Open a third and Ruth (Sissy Spacek), a middle-aged married woman, is walking to a room in a no-tell motel with Henry (Aidan Quinn), who is not her husband.
And so it goes. Ruth reappears, married to Larry (Ian McShane), who's in a wheelchair due to a degenerative disease. Their decent-to-the-bone daughter Samantha (Amanda Seyfried) heroically runs interference between the two, trying to bring some cheer or at least a smile to their tragically withered marriage.
Everywhere you look, another splendid actress (and actor) turns up. Kathy Baker plays a woman with breast cancer, about to undergo surgery and taking out her terror and anger on her ever-patient husband (Joe Mantegna).
Her calm nurse (Lisa Gay Hamilton) has another life and another personality in her own segment.

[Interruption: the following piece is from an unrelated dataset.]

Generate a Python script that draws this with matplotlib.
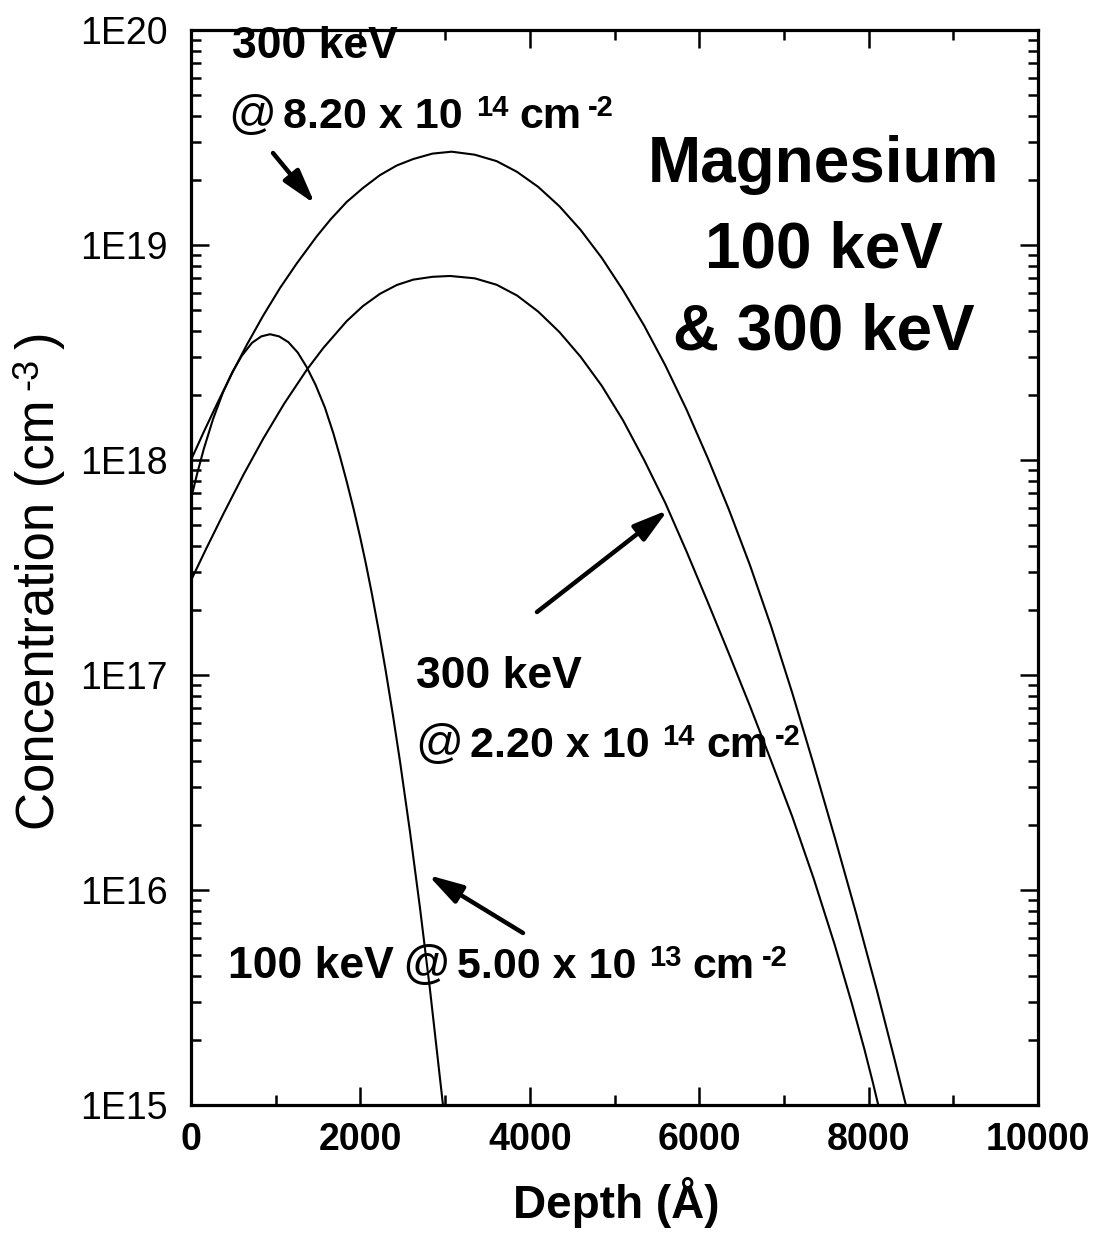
import matplotlib
matplotlib.use("Agg")
import matplotlib.pyplot as plt
from matplotlib.transforms import IdentityTransform
from matplotlib.ticker import FixedLocator, FixedFormatter, NullFormatter
import numpy as np

# ---------------- data ----------------
depth_300_high = [0, 150, 300, 480, 658, 850, 1051, 1250, 1484, 1650, 1838, 2030,
                  2231, 2430, 2625, 2850, 3078, 3350, 3609, 3850, 4100, 4350,
                  4600, 4850, 5100, 5350, 5600, 5850, 6100, 6350, 6600, 6850,
                  7100, 7350, 7600, 7850, 8100, 8300, 8440]
logc_300_high = [18.00, 18.13, 18.255, 18.40, 18.535, 18.67, 18.80, 18.915, 19.04,
                 19.12, 19.20, 19.265, 19.325, 19.37, 19.40, 19.425, 19.434, 19.42,
                 19.39, 19.34, 19.27, 19.18, 19.07, 18.94, 18.79, 18.625, 18.44,
                 18.235, 18.01, 17.77, 17.51, 17.225, 16.915, 16.585, 16.245,
                 15.895, 15.53, 15.222, 15.0]

depth_300_low = [0, 180, 382, 620, 854, 1100, 1366, 1562, 1838, 2030, 2231, 2430,
                 2625, 2850, 3058, 3350, 3609, 3850, 4100, 4350, 4600, 4850, 5100,
                 5350, 5600, 5850, 6100, 6350, 6600, 6850, 7100, 7350, 7600, 7800,
                 7950, 8050, 8120]
logc_300_low = [17.44, 17.588, 17.749, 17.932, 18.10, 18.262, 18.419, 18.521,
                18.646, 18.716, 18.773, 18.814, 18.839, 18.852, 18.856, 18.845,
                18.815, 18.765, 18.69, 18.595, 18.48, 18.345, 18.185, 18.0, 17.80,
                17.575, 17.34, 17.10, 16.855, 16.60, 16.34, 16.055, 15.745, 15.475,
                15.26, 15.105, 14.99]

depth_100 = [0, 75, 150, 260, 378, 490, 600, 720, 830, 933, 1040, 1150, 1260,
             1366, 1470, 1580, 1680, 1760, 1838, 1920, 1995, 2065, 2133, 2220,
             2300, 2385, 2468, 2586, 2704, 2822, 2975]
logc_100 = [17.82, 17.94, 18.05, 18.19, 18.315, 18.41, 18.485, 18.545, 18.575,
            18.585, 18.575, 18.548, 18.50, 18.432, 18.35, 18.245, 18.125, 18.015,
            17.90, 17.772, 17.645, 17.517, 17.383, 17.199, 17.017, 16.811, 16.597,
            16.269, 15.915, 15.535, 15.0]

x_major = [0, 2000, 4000, 6000, 8000, 10000]
x_minor = [1000, 3000, 5000, 7000, 9000]
y_major = [1e15, 1e16, 1e17, 1e18, 1e19, 1e20]
y_labels = ["1E15", "1E16", "1E17", "1E18", "1E19", "1E20"]

# ---------------- fonts ----------------
FONT = "Liberation Sans"
plt.rcParams["font.family"] = [FONT, "DejaVu Sans"]

W, H = 1098, 1239
fig = plt.figure(figsize=(W / 100, H / 100), dpi=100)
L, R, T, B = 191, 1038, 30, 1105
ax = fig.add_axes([L / W, 1 - B / H, (R - L) / W, (B - T) / H])

for xs, ls in [(depth_300_high, logc_300_high), (depth_300_low, logc_300_low),
               (depth_100, logc_100)]:
    ax.plot(xs, 10.0 ** np.array(ls, dtype=float), color="black", lw=1.5,
            solid_joinstyle="round")

ax.set_yscale("log")
ax.set_xlim(0, 10000)
ax.set_ylim(1e15, 1e20)

ax.xaxis.set_major_locator(FixedLocator(x_major))
ax.xaxis.set_minor_locator(FixedLocator(x_minor))
ax.set_xticklabels([str(v) for v in x_major], fontweight="bold", fontsize=27)
ax.yaxis.set_major_locator(FixedLocator(y_major))
minors = [float(m) * 10.0 ** e for e in range(15, 20) for m in range(2, 10)]
ax.yaxis.set_minor_locator(FixedLocator(minors))
ax.yaxis.set_major_formatter(FixedFormatter(y_labels))
ax.yaxis.set_minor_formatter(NullFormatter())
for lab in ax.get_yticklabels():
    lab.set_fontsize(27)

ax.tick_params(which="both", direction="in", top=True, right=True, width=1.8,
               colors="black")
ax.tick_params(which="major", length=13)
ax.tick_params(which="minor", length=7)
ax.tick_params(axis="x", which="major", pad=12)
ax.tick_params(axis="y", which="major", pad=17)
for sp in ax.spines.values():
    sp.set_linewidth(2.3)

renderer = fig.canvas.get_renderer()


def runs(px, py, parts):
    """Write a line of text made of pieces, left to right, from pixel (px, py)."""
    x = px
    for s, size, weight, rise, gap in parts:
        t = fig.text(x, H - py + rise, s, fontsize=size, fontweight=weight,
                     transform=IdentityTransform(), ha="left", va="baseline")
        x = t.get_window_extent(renderer).x1 + gap


def runs_up(px, py, parts):
    """Same, rotated 90 degrees: baseline at x=px, text running upward from py."""
    y = H - py
    for s, size, weight, rise, gap in parts:
        t = fig.text(px - rise, y, s, fontsize=size, fontweight=weight,
                     rotation=90, rotation_mode="anchor",
                     transform=IdentityTransform(), ha="left", va="baseline")
        y = t.get_window_extent(renderer).y1 + gap


# axis labels
runs_up(54, 830, [("Concentration (cm", 38, "normal", 0, 9),
                  ("-3", 26, "normal", 17, 9), (")", 38, "normal", 0, 0)])
fig.text(616, H - 1203, "Depth (Å)", ha="center", va="center", fontsize=33,
         fontweight="bold", transform=IdentityTransform())

BODY, SUP, AT = 31, 21, 34
runs(232, 58, [("300 keV", 32, "bold", 0, 0)])
runs(228, 128, [("@", AT, "normal", 0, 7), ("8.20 x 10", BODY, "bold", 0, 13),
                ("14", SUP, "bold", 12, 11), ("cm", BODY, "bold", 0, 7),
                ("-2", SUP, "bold", 12, 0)])
runs(416, 688, [("300 keV", 32, "bold", 0, 0)])
runs(415, 757, [("@", AT, "normal", 0, 7), ("2.20 x 10", BODY, "bold", 0, 13),
                ("14", SUP, "bold", 12, 11), ("cm", BODY, "bold", 0, 7),
                ("-2", SUP, "bold", 12, 0)])
runs(228, 978, [("100 keV", BODY + 1, "bold", 0, 8), ("@", AT, "normal", 0, 7),
                ("5.00 x 10", BODY, "bold", 0, 13), ("13", SUP, "bold", 12, 11),
                ("cm", BODY, "bold", 0, 7), ("-2", SUP, "bold", 12, 0)])

for txt, py in [("Magnesium", 182), ("100 keV", 267), ("& 300 keV", 350)]:
    fig.text(824, H - py, txt, fontsize=46, fontweight="bold", ha="center",
             va="baseline", transform=IdentityTransform())


def af(px, py):
    return ((px - L) / (R - L), 1 - (py - T) / (B - T))


arrow = dict(arrowstyle="-|>,head_length=0.7,head_width=0.2", lw=3.2,
             color="black", mutation_scale=30, shrinkA=0, shrinkB=0)
for tail, head in [((273, 153), (315, 204)), ((537, 612), (668, 510)),
                   ((523, 933), (428, 875))]:
    ax.annotate("", xy=af(*head), xytext=af(*tail), xycoords="axes fraction",
                textcoords="axes fraction", arrowprops=arrow)

fig.savefig("out.png", dpi=100)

Returning to her childhood home to read her father the riot act for past sins, all she can find is her beautiful, sweet sister (Sydney Tamiia Poitier), who generously takes the abuse in their father's stead.
A pregnant Robin Wright Penn has an unexpected run-in with her past when a former flame (Isaacs again) shows up in the frozen food section at the supermarket. (Ah, the inherent treachery of grocery aisles).
Finally, in a truly lovely coda that most directly evokes the penchant for magic realism of Garcia's famous father (Nobel Prize-winning writer Gabriel Garcia Marquez), Glenn Close and her capering young daughter (Dakota Fanning) have their annual picnic in a cemetery.
Once you get used to the movie's style and you do, quickly the segments seem neither abrupt nor incomplete. Though there are some overlaps, the connective tissue is more emotional than literal (as in, say, "Crash"), yet it's very effective in its own way. Some parts are stronger than others, but as a fleshed-out artistic vision, "Nine Lives" works remarkably well. We edge sideways into these lives and out again. And though we've shared only a few minutes with these characters, it's easy to imagine them going on with whatever they're doing, without us.
The entire ensemble does wonderful work, the men as well as the women. Think of it as a master acting class with a masterful set of teachers.